[Plotting code records]
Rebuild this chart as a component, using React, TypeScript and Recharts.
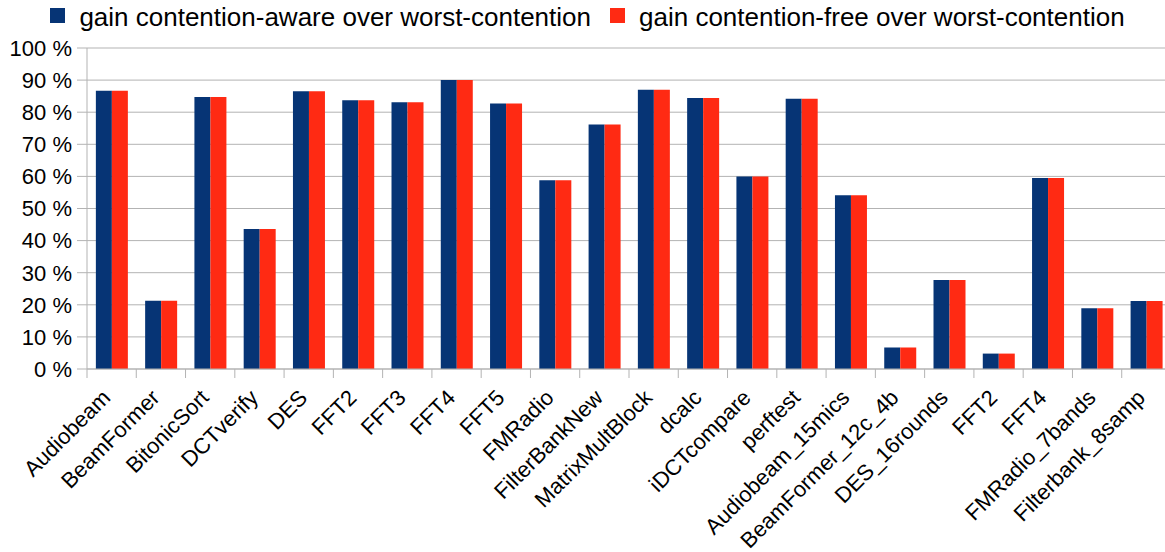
import { BarChart, Bar, XAxis, YAxis, CartesianGrid } from 'recharts';

const categories = [
  'Audiobeam', 'BeamFormer', 'BitonicSort', 'DCTverify', 'DES', 'FFT2', 'FFT3', 'FFT4', 'FFT5',
  'FMRadio', 'FilterBankNew', 'MatrixMultBlock', 'dcalc', 'iDCTcompare', 'perftest',
  'Audiobeam_15mics', 'BeamFormer_12c_4b', 'DES_16rounds', 'FFT2', 'FFT4', 'FMRadio_7bands',
  'Filterbank_8samp',
];

// gain contention-aware over worst-contention (%)
const awareGain = [
  86.7, 21.3, 84.7, 43.6, 86.5, 83.7, 83.1, 90.0, 82.7, 58.8, 76.2, 87.0, 84.4, 60.0, 84.2,
  54.1, 6.7, 27.7, 4.8, 59.5, 18.9, 21.2,
];

// gain contention-free over worst-contention (%)
const freeGain = [
  86.7, 21.3, 84.7, 43.6, 86.5, 83.7, 83.1, 90.0, 82.7, 58.8, 76.2, 87.0, 84.4, 60.0, 84.2,
  54.1, 6.7, 27.7, 4.8, 59.5, 18.9, 21.2,
];

const yTicks = [0, 10, 20, 30, 40, 50, 60, 70, 80, 90, 100];

const seriesNames = ['gain contention-aware over worst-contention', 'gain contention-free over worst-contention'];
const seriesColors = ['#063475', '#ff2a13'];

const FONT = '"Liberation Sans", Arial, sans-serif';
const GRID = '#b3b3b3';

// the chart is a bit wider than the window: the reference is cut off on the right
const CHART_W = 1175;
const CHART_H = 552;
const MARGIN = { top: 48, right: 4, left: 0, bottom: 0 };
const Y_AXIS_W = 87;
const X_AXIS_H = 183;
const PLOT_W = CHART_W - MARGIN.left - MARGIN.right - Y_AXIS_W;

const data = categories.map((name, i) => ({ name, aware: awareGain[i], free: freeGain[i] }));

function CategoryTick(props: any) {
  const { x, y, payload, index } = props;
  const band = PLOT_W / categories.length;
  const ty = y + 30;
  return (
    <g>
      <line x1={x - band / 2} x2={x - band / 2} y1={y} y2={y + 9} stroke={GRID} />
      {index === categories.length - 1 && (
        <line x1={x + band / 2} x2={x + band / 2} y1={y} y2={y + 9} stroke={GRID} />
      )}
      <text
        x={x}
        y={ty}
        textAnchor="end"
        transform={`rotate(-45, ${x}, ${ty})`}
        fontSize={22}
        fontFamily={FONT}
        fill="#000"
      >
        {payload.value}
      </text>
    </g>
  );
}

function ChartLegend() {
  return (
    <div
      style={{
        position: 'absolute',
        top: 0,
        left: 0,
        width: CHART_W,
        display: 'flex',
        justifyContent: 'center',
        fontFamily: FONT,
        fontSize: 26,
        lineHeight: '34px',
        color: '#000',
        pointerEvents: 'none',
      }}
    >
      {seriesNames.map((name, i) => (
        <div key={name} style={{ display: 'flex', alignItems: 'flex-start', marginLeft: i > 0 ? 19 : 0 }}>
          <span
            style={{ display: 'inline-block', width: 15, height: 15, marginTop: 8, marginRight: 14, background: seriesColors[i] }}
          />
          <span style={{ whiteSpace: 'nowrap' }}>{name}</span>
        </div>
      ))}
    </div>
  );
}

export default function App() {
  return (
    <div style={{ position: 'absolute', left: 0, top: 0, width: 1165, height: 552, overflow: 'hidden', background: '#fff' }}>
      <BarChart width={CHART_W} height={CHART_H} data={data} margin={MARGIN} barGap={0} barCategoryGap="18%">
        <CartesianGrid vertical={false} stroke={GRID} />
        <XAxis
          dataKey="name"
          height={X_AXIS_H}
          interval={0}
          tickLine={false}
          tickSize={0}
          tickMargin={0}
          axisLine={{ stroke: GRID }}
          tick={<CategoryTick />}
        />
        <YAxis
          width={Y_AXIS_W}
          domain={[0, 100]}
          ticks={yTicks}
          interval={0}
          tickFormatter={(v: number) => `${v} %`}
          tickSize={10}
          tickMargin={5}
          tickLine={{ stroke: GRID }}
          axisLine={{ stroke: GRID }}
          tick={{ fontSize: 22, fontFamily: FONT, fill: '#000' }}
        />
        <Bar dataKey="aware" name={seriesNames[0]} fill={seriesColors[0]} isAnimationActive={false} />
        <Bar dataKey="free" name={seriesNames[1]} fill={seriesColors[1]} isAnimationActive={false} />
      </BarChart>
      <ChartLegend />
    </div>
  );
}
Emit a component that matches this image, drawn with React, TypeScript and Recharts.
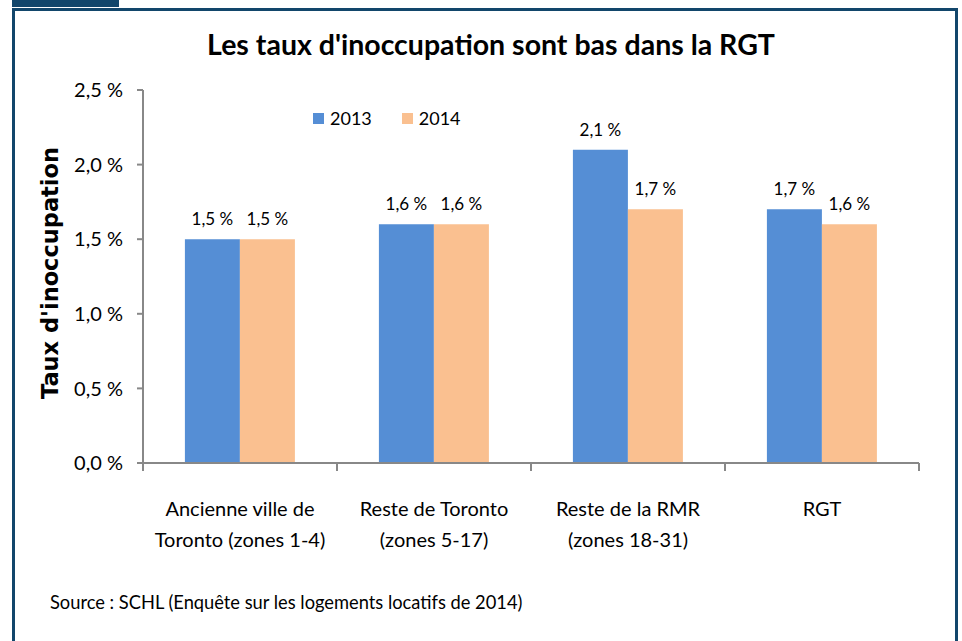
import React from 'react';
import { BarChart, Bar, XAxis, YAxis, LabelList } from 'recharts';

const categories = [
  'Ancienne ville de|Toronto (zones 1-4)',
  'Reste de Toronto|(zones 5-17)',
  'Reste de la RMR|(zones 18-31)',
  'RGT',
];
const values2013 = [1.5, 1.6, 2.1, 1.7];
const values2014 = [1.5, 1.6, 1.7, 1.6];
const seriesNames = ['2013', '2014'];
const yTicks = [0, 0.5, 1, 1.5, 2, 2.5];

const COLORS = ['#558ED5', '#FAC090'];
const NAVY = '#12466B';
const AXIS = '#888888';
const FONT = 'Lato, "Open Sans", sans-serif';

const data = categories.map((c, i) => ({
  name: c,
  v2013: values2013[i],
  v2014: values2014[i],
}));

const fmt = (v: number) => v.toFixed(1).replace('.', ',') + ' %';

const CatTick = (props: any) => {
  const { x, y, payload, index, visibleTicksCount } = props;
  const half = payload && payload.offset ? payload.offset : 0;
  const lines = String(payload.value).split('|');
  const isLast = index === visibleTicksCount - 1;
  return (
    <g>
      <line x1={x - half} x2={x - half} y1={y} y2={y + 8} stroke={AXIS} strokeWidth={2} />
      {isLast && <line x1={x + half} x2={x + half} y1={y} y2={y + 8} stroke={AXIS} strokeWidth={2} />}
      {lines.map((l: string, i: number) => (
        <text key={i} x={x} y={y + 53 + i * 31} textAnchor="middle" fontFamily={FONT} fontSize={20} fill="#000">
          {l}
        </text>
      ))}
    </g>
  );
};

export default function App() {
  return (
    <div style={{ position: 'absolute', left: 0, top: 0, width: 962, height: 641, background: '#fff', overflow: 'hidden' }}>
      <div style={{ position: 'absolute', left: 12, top: 0, width: 107, height: 7, background: NAVY }} />
      <div style={{ position: 'absolute', left: 12, top: 8, width: 946, height: 700, border: `3px solid ${NAVY}`, boxSizing: 'border-box' }} />
      <div style={{ position: 'absolute', left: 0, top: 27, width: 982, textAlign: 'center', fontFamily: FONT, fontWeight: 700, fontSize: 28.5, color: '#000' }}>
        Les taux d'inoccupation sont bas dans la RGT
      </div>
      <div style={{ position: 'absolute', left: 50, top: 273, width: 0, height: 0 }}>
        <div style={{ position: 'absolute', left: 0, top: 0, transform: 'translate(-50%, -50%) rotate(-90deg)', whiteSpace: 'nowrap', fontFamily: '"DejaVu Sans", Verdana, sans-serif', fontWeight: 700, fontSize: 22.5, color: '#000' }}>
          Taux d'inoccupation
        </div>
      </div>
      <div style={{ position: 'absolute', left: 313, top: 107, display: 'flex', alignItems: 'center', fontFamily: FONT, fontSize: 18, color: '#000' }}>
        {seriesNames.map((n, i) => (
          <div key={n} style={{ display: 'flex', alignItems: 'center', marginRight: i === 0 ? 30 : 0 }}>
            <div style={{ width: 11, height: 11, background: COLORS[i], marginRight: 6 }} />
            <span>{n}</span>
          </div>
        ))}
      </div>
      <div style={{ position: 'absolute', left: 50, top: 591, fontFamily: FONT, fontSize: 18.3, color: '#000', whiteSpace: 'nowrap' }}>
        Source : SCHL (Enquête sur les logements locatifs de 2014)
      </div>
      <div style={{ position: 'absolute', left: 0, top: 0 }}>
        <BarChart width={962} height={641} data={data} margin={{ top: 90, right: 43, bottom: 177, left: 63 }} barGap={0} barCategoryGap="21.6%">
          <XAxis dataKey="name" height={1} tick={<CatTick />} tickLine={false} tickSize={0} tickMargin={0} axisLine={{ stroke: AXIS, strokeWidth: 2 }} interval={0} />
          <YAxis width={80} domain={[0, 2.5]} ticks={yTicks} tickFormatter={fmt} axisLine={{ stroke: AXIS, strokeWidth: 2 }} tickLine={{ stroke: AXIS, strokeWidth: 2 }} tickSize={6} tickMargin={14} tick={{ fontFamily: FONT, fontSize: 20, fill: '#000' }} />
          <Bar dataKey="v2013" name="2013" fill={COLORS[0]} isAnimationActive={false}>
            <LabelList dataKey="v2013" position="top" offset={14} formatter={fmt as any} style={{ fontFamily: FONT, fontSize: 17, fill: '#000' }} />
          </Bar>
          <Bar dataKey="v2014" name="2014" fill={COLORS[1]} isAnimationActive={false}>
            <LabelList dataKey="v2014" position="top" offset={14} formatter={fmt as any} style={{ fontFamily: FONT, fontSize: 17, fill: '#000' }} />
          </Bar>
        </BarChart>
      </div>
    </div>
  );
}
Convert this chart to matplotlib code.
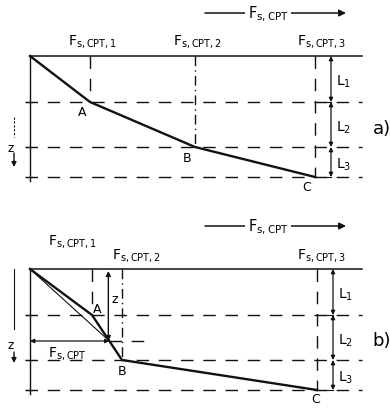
import matplotlib.pyplot as plt

plt.rcParams['font.family'] = 'DejaVu Sans'
plt.rcParams['mathtext.default'] = 'regular'

# sleeve friction Fs,CPT at the end of each layer (same drawing units as depth)
fs_a = [0, 60, 165, 285]
fs_b = [0, 62, 92, 287]
# layer boundaries: top, L1, L2, L3
z_layers = [0, 46, 91, 121]
# intermediate depth used in panel b
z_mid = 72
point_names = ['A', 'B', 'C']
fs_labels = [r'F$_{s,CPT,1}$', r'F$_{s,CPT,2}$', r'F$_{s,CPT,3}$']
layer_labels = [r'L$_1$', r'L$_2$', r'L$_3$']

fig = plt.figure(figsize=(3.9, 4.1), dpi=100)
ax_a = fig.add_axes([0, 0.5, 1, 0.5])
ax_b = fig.add_axes([0, 0, 1, 0.5])
ax_a.set_xlim(-30, 360)
ax_a.set_ylim(148, -57)
ax_b.set_xlim(-30, 360)
ax_b.set_ylim(140, -65)

dash = (0, (9, 7))
dashdot = (0, (7, 3, 1, 3))
k = '#111111'


def panel(ax, fs, tag, fs_label_pos):
    right = 332
    zt, z1, z2, z3 = z_layers
    # top line and left axis
    ax.plot([0, right], [zt, zt], color=k, lw=1.1)
    ax.plot([0, 0], [zt, z3 + 4], color=k, lw=1.0)
    for z in z_layers[1:]:
        ax.plot([-5, right], [z, z], color=k, lw=1.0, ls=dash)
        ax.plot([-4, 4], [z, z], color=k, lw=0.8)
    # verticals from each Fs value
    for i, f in enumerate(fs[1:]):
        ax.plot([f, f], [zt, z_layers[i + 1]], color=k, lw=1.0,
                ls=dashdot if i == 1 else dash)
        lx, ly = fs_label_pos[i]
        ax.text(lx, ly, fs_labels[i], fontsize=10, ha='center', va='bottom')
    # L brackets
    lx = fs[3] + 16
    ax.plot([fs[3], lx], [z1, z1], color=k, lw=0.8)
    ax.plot([fs[3], lx], [z3, z3], color=k, lw=0.8)
    for i in range(3):
        ax.annotate('', xy=(lx, z_layers[i]), xytext=(lx, z_layers[i + 1]),
                    arrowprops=dict(arrowstyle='<|-|>', color=k, lw=0.9,
                                    mutation_scale=6, shrinkA=0, shrinkB=0))
        ax.text(lx + 5, (z_layers[i] + z_layers[i + 1]) / 2 + 2, layer_labels[i],
                fontsize=10, ha='left', va='center')
    # header arrow
    ax.annotate('', xy=(316, -43), xytext=(175, -43),
                arrowprops=dict(arrowstyle='-|>', color=k, lw=1.1,
                                mutation_scale=10, shrinkA=0, shrinkB=0))
    ax.text(238, -43, r'F$_{s,CPT}$', fontsize=10.5, ha='center', va='center',
            bbox=dict(fc='white', ec='none', pad=2))
    ax.text(352, (z1 + z2) / 2 + 3, tag, fontsize=13, ha='center', va='center')
    ax.axis('off')


panel(ax_a, fs_a, 'a)', [(62, -7), (167, -7), (292, -7)])
panel(ax_b, fs_b, 'b)', [(42, -20), (106, -6), (292, -6)])

# panel a: friction line
ax_a.plot(fs_a, z_layers, color=k, lw=1.7)
for f, z, n in zip(fs_a[1:], z_layers[1:], point_names):
    ax_a.text(f - 8, z + 10, n, fontsize=9, ha='center', va='center')
ax_a.plot([-16, -16], [61, 81], color=k, lw=0.8, ls=(0, (2, 1.5)))
ax_a.text(-19, 91, 'z', fontsize=8.5, ha='center', va='center')
ax_a.annotate('', xy=(-16, 111), xytext=(-16, 97),
              arrowprops=dict(arrowstyle='-|>', color=k, lw=1.0,
                              mutation_scale=7, shrinkA=0, shrinkB=0))

# panel b: friction line with intermediate point
fm = fs_b[1] + (fs_b[2] - fs_b[1]) * (z_mid - z_layers[1]) / (z_layers[2] - z_layers[1])
ax_b.plot(fs_b, z_layers, color=k, lw=1.7)
ax_b.plot([0, fm], [0, z_mid], color=k, lw=0.8)
ax_b.plot([fm, 120], [z_mid, z_mid], color=k, lw=1.0, ls=dash)
ax_b.annotate('', xy=(fm - 1, 2), xytext=(fm - 1, z_mid),
              arrowprops=dict(arrowstyle='<|-|>', color=k, lw=1.0,
                              mutation_scale=7, shrinkA=0, shrinkB=0))
ax_b.text(fm + 5, 30, 'z', fontsize=9, ha='center', va='center')
ax_b.annotate('', xy=(0, z_mid), xytext=(fm, z_mid),
              arrowprops=dict(arrowstyle='<|-|>', color=k, lw=0.9,
                              mutation_scale=6, shrinkA=0, shrinkB=0))
ax_b.text(37, z_mid + 12, r'F$_{s,CPT}$', fontsize=10, ha='center', va='center')
ax_b.text(fs_b[1] + 5, z_layers[1] - 6, point_names[0], fontsize=9, ha='center', va='center')
ax_b.text(fs_b[2], z_layers[2] + 11, point_names[1], fontsize=9, ha='center', va='center')
ax_b.text(fs_b[3] - 1, z_layers[3] + 9, point_names[2], fontsize=9, ha='center', va='center')
ax_b.plot([-16, -16], [0, 60], color=k, lw=0.8)
ax_b.text(-19, 76, 'z', fontsize=8.5, ha='center', va='center')
ax_b.annotate('', xy=(-16, 94), xytext=(-16, 83),
              arrowprops=dict(arrowstyle='-|>', color=k, lw=1.0,
                              mutation_scale=7, shrinkA=0, shrinkB=0))

fig.savefig('out.png', dpi=100)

▶ **EXERCISE DESCRIPTION**:
Copy each line of the listing that includes "with".

▶ **FULL RESPONSE**:
Emit a component that matches this image, drawn with React, TypeScript and Recharts.
# panel b: friction line with intermediate point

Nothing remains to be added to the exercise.